== Description of the task ==
Pictures excluded, return the lines below from the first through the line holding "const fmt = d".

=====

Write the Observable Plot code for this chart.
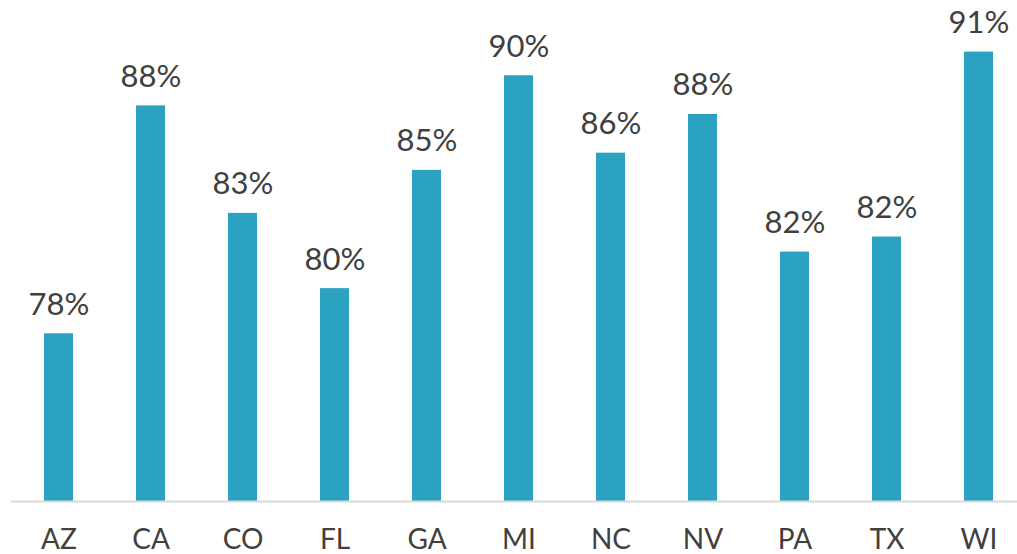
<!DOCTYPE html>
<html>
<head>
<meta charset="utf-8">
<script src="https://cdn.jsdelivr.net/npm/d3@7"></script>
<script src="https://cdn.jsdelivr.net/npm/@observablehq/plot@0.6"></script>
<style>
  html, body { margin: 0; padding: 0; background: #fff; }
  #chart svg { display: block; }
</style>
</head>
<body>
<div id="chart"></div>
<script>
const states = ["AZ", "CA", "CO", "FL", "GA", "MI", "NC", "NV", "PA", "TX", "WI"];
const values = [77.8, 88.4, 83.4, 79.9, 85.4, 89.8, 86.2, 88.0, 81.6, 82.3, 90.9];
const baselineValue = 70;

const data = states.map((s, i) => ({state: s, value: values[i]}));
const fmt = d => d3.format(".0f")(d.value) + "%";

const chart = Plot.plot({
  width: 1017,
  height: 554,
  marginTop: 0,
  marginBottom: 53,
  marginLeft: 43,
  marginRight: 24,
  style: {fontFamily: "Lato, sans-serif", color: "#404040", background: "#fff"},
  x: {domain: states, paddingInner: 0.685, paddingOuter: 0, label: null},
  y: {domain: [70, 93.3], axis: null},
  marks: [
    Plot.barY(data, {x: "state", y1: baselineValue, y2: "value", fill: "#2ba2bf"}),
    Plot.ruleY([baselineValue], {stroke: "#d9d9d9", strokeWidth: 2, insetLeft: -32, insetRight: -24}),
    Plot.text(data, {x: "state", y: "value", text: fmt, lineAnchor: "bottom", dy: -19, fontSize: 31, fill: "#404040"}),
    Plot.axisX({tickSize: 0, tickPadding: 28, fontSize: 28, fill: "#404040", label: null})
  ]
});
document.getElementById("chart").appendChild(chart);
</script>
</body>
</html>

=====

== Full output ==
Write the Observable Plot code for this chart.
<!DOCTYPE html>
<html>
<head>
<meta charset="utf-8">
<script src="https://cdn.jsdelivr.net/npm/d3@7"></script>
<script src="https://cdn.jsdelivr.net/npm/@observablehq/plot@0.6"></script>
<style>
  html, body { margin: 0; padding: 0; background: #fff; }
  #chart svg { display: block; }
</style>
</head>
<body>
<div id="chart"></div>
<script>
const states = ["AZ", "CA", "CO", "FL", "GA", "MI", "NC", "NV", "PA", "TX", "WI"];
const values = [77.8, 88.4, 83.4, 79.9, 85.4, 89.8, 86.2, 88.0, 81.6, 82.3, 90.9];
const baselineValue = 70;

const data = states.map((s, i) => ({state: s, value: values[i]}));
const fmt = d => d3.format(".0f")(d.value) + "%";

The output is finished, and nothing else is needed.